La Roldana, casi una desconocida
La Hispanic Society trae hasta el Museo del Prado una pieza de Luisa Roldán, la primera mujer en ostentar el título de escultora de cámara de Carlos II y Felipe V
Como todos los museos de este país y también del extranjero, el Prado tampoco abunda en mujeres artistas. Van tan cojos que se diría que andan con un solo pie. Pero ahora la treintena de las que el museo posee obra —aunque sólo exponga a unas pocas, entre ellas la italiana Sofonisba Anguissola— tendrán una nueva amiga, al menos temporalmente. Otra hija de, otra Artemisia, les hará compañía.
Se trata de Luisa Roldán (bautizada en 1652), apodada La Roldana, escultora sevillana fallecida en Madrid en 1706. Aunque Nueva York no la echará de menos porque algunas de sus piezas pueden verse actualmente en el MET (Metropolitan Museum of Art), las reformas que la Hispanic Society está haciendo en su sede de Manhattan regalan una muestra de su obra al edificio Jerónimos: todo un lujo que una de sus esculturas cohabite con las más de 1.000 que el museo custodia y con las escasas mujeres que secretamente guarda, de Anna Maria Teresa Mengs a Rosario Weiss, la hija ignota de Goya.

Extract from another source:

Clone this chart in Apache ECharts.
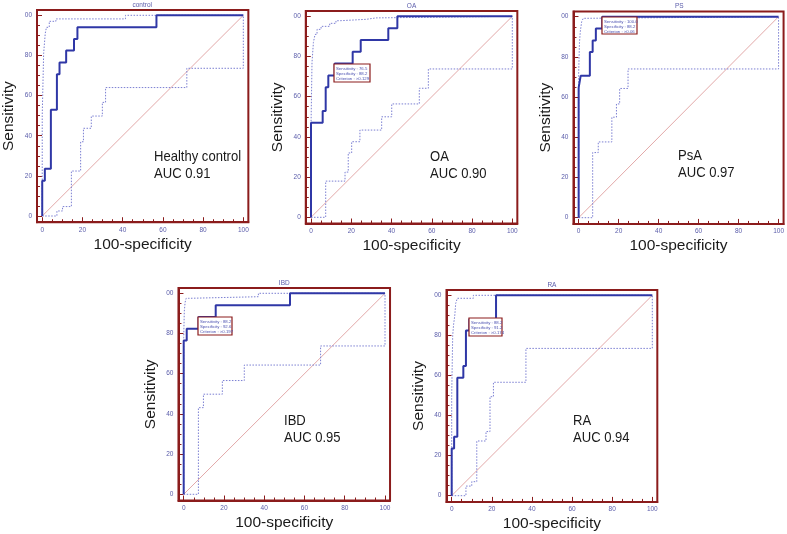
<!DOCTYPE html>
<html>
<head>
<meta charset="utf-8">
<script src="https://cdn.jsdelivr.net/npm/echarts@6/dist/echarts.min.js"></script>
<style>html,body{margin:0;padding:0;background:#fff}#c{width:787px;height:534px}</style>
</head>
<body>
<div id="c"></div>
<script>
// ---- data (100-specificity, sensitivity) corner points of step curves ----
const panelTitles = ['control', 'OA', 'PS', 'IBD', 'RA'];
const panelLabels = ['Healthy control\nAUC 0.91', 'OA\nAUC 0.90', 'PsA\nAUC 0.97', 'IBD\nAUC 0.95', 'RA\nAUC 0.94'];
const majorTicks = [0, 20, 40, 60, 80, 100];
const minorTicks = [5, 10, 15, 25, 30, 35, 45, 50, 55, 65, 70, 75, 85, 90, 95];
const diagonal = [[0, 0], [100, 100]];

const rocControl = [[0,0],[0,17.6],[1.3,23.5],[4.3,52.9],[7.3,70.6],[8.6,76.5],[11.9,82.4],[15.8,88.2],[17.5,94.1],[56.8,100],[100,100]];
const upperControl = [[0,0],[0,50],[0.7,81],[1.5,91],[2.1,94],[3.5,97],[6.8,98.2],[41.4,100],[100,100]];
const lowerControl = [[0,0],[7.3,2.5],[10.1,4.7],[14.5,22.4],[19.1,37],[20.5,43.7],[24.4,49.8],[29.9,56.6],[31.5,64],[71.9,73.6],[100,100]];

const rocOA = [[0,0],[0,47.1],[5.8,52.9],[7.3,64.7],[8.6,70.6],[11.8,76.5],[20.7,82.4],[24.7,88.2],[38.4,94.1],[42.9,100],[100,100]];
const upperOA = [[0,0],[0,45],[0.5,77],[1.2,87],[2,91],[3,93.5],[5,95],[9.3,96.5],[12.4,97.8],[14.4,98.5],[27.5,99.2],[32.3,100],[100,100]];
const lowerOA = [[0,0],[7.3,18],[16.9,22.5],[18.5,32],[20.2,37.6],[24.3,43.4],[35.1,50],[40.1,56.4],[53.8,64.2],[58.3,73.8],[100,100]];

const rocPsA = [[0,0],[0,64.7],[1.0,70.6],[5.6,82.4],[7.0,88.2],[8.6,94.1],[11.8,100],[100,100]];
const upperPsA = [[0,0],[0,72],[0.4,87],[0.8,92.5],[1.5,97.5],[2.3,99.2],[4,100],[100,100]];
const lowerPsA = [[0,0],[7,32.4],[9.8,37.7],[16.6,50],[18.9,56.6],[20.5,64.3],[24.7,74],[100,100]];

const rocIBD = [[0,0],[0,76.5],[1.5,82.4],[7.4,88.2],[15.9,94.1],[52.8,100],[100,100]];
const upperIBD = [[0,0],[0,78],[0.3,91],[0.7,95.5],[1.2,97.5],[2.3,98.3],[37.1,100],[100,100]];
const lowerIBD = [[0,0],[7.3,43.1],[9.8,49.8],[19.2,56.6],[30.1,64.3],[68,73.8],[100,100]];

const rocRA = [[0,0],[0,23.5],[1.2,29.4],[2.8,58.8],[5.8,64.7],[7.1,82.4],[8.8,88.2],[22.1,100],[100,100]];
const upperRA = [[0,0],[0,50],[0.5,80],[1,86],[1.5,89.5],[2,96],[2.8,98.5],[10.8,100],[100,100]];
const lowerRA = [[0,0],[7.1,4.8],[10,7],[12.5,27.3],[17.1,32],[19.1,49.4],[20.8,56.6],[37,73.5],[100,100]];

const criterionText = [
  null,
  ['Sensitivity : 76.5', 'Specificity : 88.2', 'Criterion : >0.129'],
  ['Sensitivity : 100.0', 'Specificity : 88.2', 'Criterion : >0.06'],
  ['Sensitivity : 88.2', 'Specificity : 92.6', 'Criterion : >0.197'],
  ['Sensitivity : 88.2', 'Specificity : 91.2', 'Criterion : >0.174']
];

const curves = [
  [rocControl, upperControl, lowerControl],
  [rocOA, upperOA, lowerOA],
  [rocPsA, upperPsA, lowerPsA],
  [rocIBD, upperIBD, lowerIBD],
  [rocRA, upperRA, lowerRA]
];

// ---- layout (pixel positions of data corners: x0, x100, y0, y100) ----
const corners = [
  [41.3, 243.3, 216, 15.3],
  [311, 512.3, 217.3, 16.3],
  [578.7, 780, 217.7, 16.7],
  [183.7, 385, 494.3, 293.3],
  [451.7, 652.3, 495.7, 295.3]
];
const labelPos = [[154, 148], [430, 148], [678, 147], [284, 412.5], [573, 412.5]];
const boxPos = [null, [334, 64, 36, 18], [602, 17, 35, 17], [198, 317, 34, 18], [469, 318, 33, 18]];

const xMin = -2.6, xMax = 102.5, yMin = -3.1, yMax = 102.6;
const RED = '#8b1c1c', BLUE = '#2f37a6', CI = '#7b7fd2', DIAG = '#e3a9a9', TICKTXT = '#5a5caa';

const grids = [], xAxes = [], yAxes = [], series = [], graphics = [];
corners.forEach((c, i) => {
  const sx = (c[1] - c[0]) / 100, sy = (c[2] - c[3]) / 100;
  grids.push({
    left: c[0] + xMin * sx, width: (xMax - xMin) * sx,
    top: c[3] - (yMax - 100) * sy, height: (yMax - yMin) * sy,
    show: true, borderColor: RED, borderWidth: 2, backgroundColor: '#fff'
  });
  const common = { type: 'value', gridIndex: i, min: xMin, max: xMax, splitLine: { show: false } };
  xAxes.push(Object.assign({}, common, {
    position: 'bottom',
    name: '100-specificity', nameLocation: 'middle', nameGap: 14,
    nameTextStyle: { fontFamily: 'Liberation Sans', fontSize: 15.5, color: '#1a1a1a', verticalAlign: 'top' },
    axisLine: { show: true, onZero: false, lineStyle: { color: RED, width: 2 } },
    axisTick: { show: true, inside: true, length: 5, customValues: majorTicks, lineStyle: { color: RED, width: 1 } },
    axisLabel: { show: true, customValues: majorTicks, fontSize: 6.5, color: TICKTXT, margin: 4, fontFamily: 'Liberation Sans' }
  }));
  xAxes.push(Object.assign({}, common, {
    position: 'bottom',
    axisLine: { show: false, onZero: false },
    axisTick: { show: true, inside: true, length: 3, customValues: minorTicks, lineStyle: { color: RED, width: 1 } },
    axisLabel: { show: false }
  }));
  const ycommon = { type: 'value', gridIndex: i, min: yMin, max: yMax, splitLine: { show: false } };
  yAxes.push(Object.assign({}, ycommon, {
    position: 'left',
    name: 'Sensitivity', nameLocation: 'middle', nameGap: 20,
    nameTextStyle: { fontFamily: 'Liberation Sans', fontSize: 15.5, color: '#1a1a1a' },
    axisLine: { show: true, onZero: false, lineStyle: { color: RED, width: 2 } },
    axisTick: { show: true, inside: true, length: 5, customValues: majorTicks, lineStyle: { color: RED, width: 1 } },
    axisLabel: { show: true, customValues: majorTicks, fontSize: 6.5, color: TICKTXT, margin: 5, fontFamily: 'Liberation Sans',
      formatter: v => (v === 100 ? '00' : String(v)) }
  }));
  yAxes.push(Object.assign({}, ycommon, {
    position: 'left',
    axisLine: { show: false, onZero: false },
    axisTick: { show: true, inside: true, length: 3, customValues: minorTicks, lineStyle: { color: RED, width: 1 } },
    axisLabel: { show: false }
  }));

  const xi = 2 * i, yi = 2 * i;
  series.push({ type: 'line', xAxisIndex: xi, yAxisIndex: yi, data: diagonal, symbol: 'none', silent: true,
    color: DIAG, lineStyle: { color: DIAG, width: 1, opacity: 1 }, z: 2 });
  series.push({ type: 'line', xAxisIndex: xi, yAxisIndex: yi, data: curves[i][1], step: 'end', symbol: 'none',
    color: CI, lineStyle: { color: CI, width: 1, type: [1.5, 1.5] }, z: 3 });
  series.push({ type: 'line', xAxisIndex: xi, yAxisIndex: yi, data: curves[i][2], step: 'end', symbol: 'none',
    color: CI, lineStyle: { color: CI, width: 1, type: [1.5, 1.5] }, z: 3 });
  series.push({ type: 'line', xAxisIndex: xi, yAxisIndex: yi, data: curves[i][0], step: 'end', symbol: 'none',
    color: BLUE, lineStyle: { color: BLUE, width: 2 }, z: 4 });

  // panel title
  const g = grids[i];
  graphics.push({ type: 'text', x: g.left + g.width / 2, y: g.top - 8.5, z: 10,
    style: { text: panelTitles[i], fill: TICKTXT, fontSize: 6.5, fontFamily: 'Liberation Sans', textAlign: 'center' } });
  // annotation
  graphics.push({ type: 'text', x: labelPos[i][0], y: labelPos[i][1], scaleX: 0.9, z: 10,
    style: { text: panelLabels[i], fill: '#1a1a1a', fontSize: 14.5, lineHeight: 17, fontFamily: 'Liberation Sans' } });
  // criterion box
  if (boxPos[i]) {
    const b = boxPos[i];
    graphics.push({ type: 'rect', shape: { x: b[0], y: b[1], width: b[2], height: b[3] }, z: 20,
      style: { fill: '#fff', stroke: RED, lineWidth: 1.2 } });
    graphics.push({ type: 'text', x: b[0] + 2, y: b[1] + 2, z: 21,
      style: { text: criterionText[i].join('\n'), fill: '#4a4fb0', fontSize: 4.3, lineHeight: 5, fontFamily: 'Liberation Sans' } });
  }
});

const chart = echarts.init(document.getElementById('c'), null, { renderer: 'canvas' });
chart.setOption({
  animation: false,
  backgroundColor: '#fff',
  grid: grids, xAxis: xAxes, yAxis: yAxes, series: series, graphic: graphics
});
</script>
</body>
</html>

Hija en su caso del escultor Pedro Roldán (autor por ejemplo del San José que luce en la Catedral de Sevilla), fue en el taller sevillano de este donde Luisa se forjó como artista, aunque a la muerte del padre fuera uno de sus hermanos quien pasara a dirigirlo y no ella. Dos de sus hermanas también practicaron la escultura, aunque jamás alcanzaron sus cotas artísticas, pero fueron relegadas a tareas menores, en concreto a aquellas consideradas “femeninas”, como dorar o estofar. Y si Rodin propició algunos encargos para Camille Claudel, en el caso de La Roldana fue la dedicación docente del padre —que le obligaba a ausentarse del taller—, la que dejó en manos de su avezada hija algunos proyectos importantes. No sería de extrañar pues que algunas piezas suyas las firmara aquel. Los encargos que vinieron después, en cambio, fueron fruto exclusivo de su tesón.

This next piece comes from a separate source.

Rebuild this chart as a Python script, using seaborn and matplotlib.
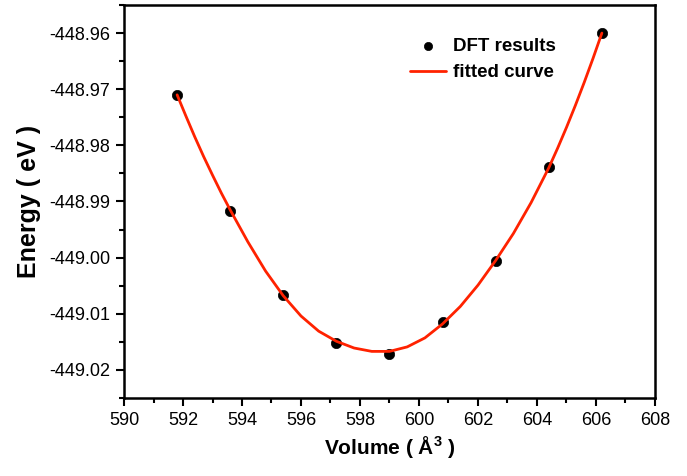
import numpy as np
import pandas as pd
import matplotlib
matplotlib.use("Agg")
import matplotlib.pyplot as plt
from matplotlib.ticker import MultipleLocator, FormatStrFormatter
import seaborn as sns

# DFT points
volume_dft = [591.8, 593.6, 595.4, 597.2, 599.0, 600.8, 602.6, 604.4, 606.2]
energy_dft = [-448.9710, -448.9917, -449.0067, -449.0152, -449.0171,
              -449.0114, -449.0006, -448.9839, -448.9600]

# fitted curve, sampled by eye along the red line
volume_fit = [591.8, 592.1, 592.4, 592.7, 593.0, 593.3, 593.6, 594.2, 594.8,
              595.4, 596.0, 596.6, 597.2, 597.8, 598.4, 599.0, 599.6, 600.2,
              600.8, 601.4, 602.0, 602.6, 603.2, 603.8, 604.4, 604.7, 605.0,
              605.3, 605.6, 605.9, 606.2]
energy_fit = [-448.9710, -448.9748, -448.9785, -448.9820, -448.9853, -448.9885,
              -448.9915, -448.9972, -449.0024, -449.0068, -449.0104, -449.0131,
              -449.0149, -449.0161, -449.0167, -449.0167, -449.0159, -449.0143,
              -449.0118, -449.0087, -449.0049, -449.0005, -448.9957, -448.9902,
              -448.9840, -448.9805, -448.9768, -448.9729, -448.9688, -448.9645,
              -448.9600]

df_dft = pd.DataFrame({"volume": volume_dft, "energy": energy_dft})
df_fit = pd.DataFrame({"volume": volume_fit, "energy": energy_fit})

sns.set_style("ticks")
plt.rcParams["font.family"] = ["Liberation Sans", "DejaVu Sans"]
plt.rcParams["mathtext.fontset"] = "custom"
plt.rcParams["mathtext.rm"] = "Liberation Sans"
plt.rcParams["mathtext.bf"] = "Liberation Sans:bold"
plt.rcParams["text.color"] = "black"
plt.rcParams["axes.labelcolor"] = "black"
plt.rcParams["xtick.color"] = "black"
plt.rcParams["ytick.color"] = "black"

fig = plt.figure(figsize=(6.87, 4.76), dpi=100)
ax = fig.add_axes([0.1805, 0.1639, 0.7729, 0.8256])

sns.scatterplot(data=df_dft, x="volume", y="energy", ax=ax, color="black",
                s=55, edgecolor="black", linewidth=0.5, zorder=2,
                label="DFT results")
sns.lineplot(data=df_fit, x="volume", y="energy", ax=ax, color="#ff2200",
             linewidth=2, zorder=3, label="fitted curve", sort=False)

ax.set_xlim(590, 608)
ax.set_ylim(-449.025, -448.955)
ax.xaxis.set_major_locator(MultipleLocator(2))
ax.xaxis.set_minor_locator(MultipleLocator(1))
ax.yaxis.set_major_locator(MultipleLocator(0.01))
ax.yaxis.set_minor_locator(MultipleLocator(0.005))
ax.yaxis.set_major_formatter(FormatStrFormatter("%.2f"))

ax.tick_params(which="major", direction="out", length=6, width=1.5,
               labelsize=13, top=False, right=False, pad=4, colors="black")
ax.tick_params(which="minor", direction="out", length=3.5, width=1.5,
               top=False, right=False, colors="black")
for sp in ax.spines.values():
    sp.set_linewidth(1.8)
    sp.set_color("black")

ax.set_xlabel(r"Volume ( Å$^{\mathbf{3}}$ )", fontsize=15, fontweight="bold",
              labelpad=4)
ax.set_ylabel("Energy ( eV )", fontsize=18, fontweight="bold", labelpad=6)

handles, labels = ax.get_legend_handles_labels()
leg = ax.legend(handles, labels, loc="upper left", bbox_to_anchor=(0.507, 0.96),
                frameon=False, handlelength=1.9,
                handletextpad=0.4, labelspacing=0.5, markerscale=0.8,
                prop={"weight": "bold", "size": 13.5})

fig.savefig("out.png", dpi=100)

Casada con un dorador del taller que el padre no quiso como yerno y liberada a la fuerza del yugo paterno, La Roldana se instaló por su cuenta y la falta de encargos la llevó a desarrollar una técnica personal trabajando el barro cocido, hasta entonces considerado un material burdo. Siendo ya reconocida su contribución a la imaginería religiosa, acabó aterrizando en Madrid, Villa y Corte, donde fue la primera mujer en ostentar el título de escultora de cámara de Carlos II y Felipe V.
Lamentablemente el prestigioso nombramiento no llevaba aparejados réditos pecuniarios, de modo que acabó como quien dice en la indigencia, recibiendo migajas del postrer Austria y del primer Borbón. No quiso de todos modos regresar a Sevilla, donde su padre gozaba de prosperidad y, del mismo modo que se cree que Artemisia Gentileschi permaneció en Roma sola, lejos de su padre pintor, La Roldana resistió en Madrid los años oscuros del cambio de siglo hasta apagarse a los cincuenta y dos años.
Dejó grupos escultóricos como, por ejemplo, Los desposorios místicos de Santa Catalina, que se expone en esta muestra y está fechado en torno a 1691 o 1692, donde se advierte la delicadeza que la escultora aplicaba a los rasgos faciales y a las manos, una de sus características distintivas. La firma, curiosamente, aparece aquí en la rueda. Grupos escultóricos al margen, sin duda sus más grandes logros, a ella se atribuyen también, entre otras, dos cabezas cortadas (San Pablo y San Juan Bautista) que forman parte asimismo de la colección del filántropo Archer Milton Huntington.
Sin movernos del Siglo de Oro y de sus aledaños, alguien dirá que la pieza de Luisa Roldana expuesta aquí no es comparable a los Velázquez, Grecos o Zurbaranes que nos ha traído la Hispanic Society. Pero la historia del arte, como todas las historias, es un relato moldeable y reinsertar a esta artista en la tradición hispánica no deja de ser un logro notable.